12 octobre: Mme Truss exclut devant les députés toute réduction des dépenses publiques tout en promettant de maintenir les baisses d’impôts, ajoutant aux doutes sur sa politique.

13 octobre: Des conservateurs évoquent une liste de noms qui circule pour la remplacer à Downing Street. Depuis Washington où il assiste aux réunions annuelles du Fonds monétaire international et de la Banque mondiale, Kwasi Kwarteng se dit sûr qu’ils seront tous les deux encore en poste dans un mois.

14 octobre: M. Kwarteng, rentré en urgence à Londres, est limogé et remplacé par Jeremy Hunt, ancien candidat dans la course pour Downing Street. Liz Truss convoque une conférence de presse où elle répète mécaniquement qu’elle veut accomplir sa mission, prend quatre questions et tourne les talons au bout de huit minutes. Elle y annonce un nouveau revirement, renonçant à maintenir à 19% l’impôt sur les sociétés qui augmentera à 25% comme prévu par le gouvernement précédent.
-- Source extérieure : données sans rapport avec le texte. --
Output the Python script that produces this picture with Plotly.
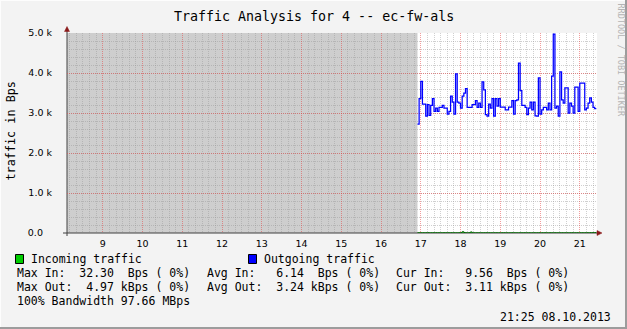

17 octobre: Jeremey Hunt, quatrième ministre des Finances depuis le début de l’année, annonce l’annulation du programme économique de Liz Truss dans sa quasi totalité.  Elle se fait représenter au Parlement pour répondre aux questions de l’opposition sur cette politique. « Non elle ne se cache pas sous un bureau » déclare la ministre qui la représente, Penny Mordaunt, alors que certains députés crient « démission ».Mme Truss reconnait des erreurs dans une interview tard le soir à la BBC et se dit « désolée », mais exclut de démissionner, évoquant « l’intérêt national ».

19 octobre: « Je suis une battante, je ne démissionne pas » déclare Liz Truss huée lors de la séance hebdomadaire de questions au Parlement. La ministre de l’Intérieur Suella Braverman démissionne. Elle explique avoir envoyé de sa boîte email privée, à un collègue du Parlement, un document officiel sur la politique migratoire. « J’ai fait une erreur. Je l’accepte, je démissionne » écrit-elle dans sa lettre de départ, message clair contre Mme Truss qui, elle, reste en poste. En soirée, chaos au Parlement à propos d’un vote mal expliqué sur la fracturation hydraulique dont le gouvernement voulait faire un test de loyauté.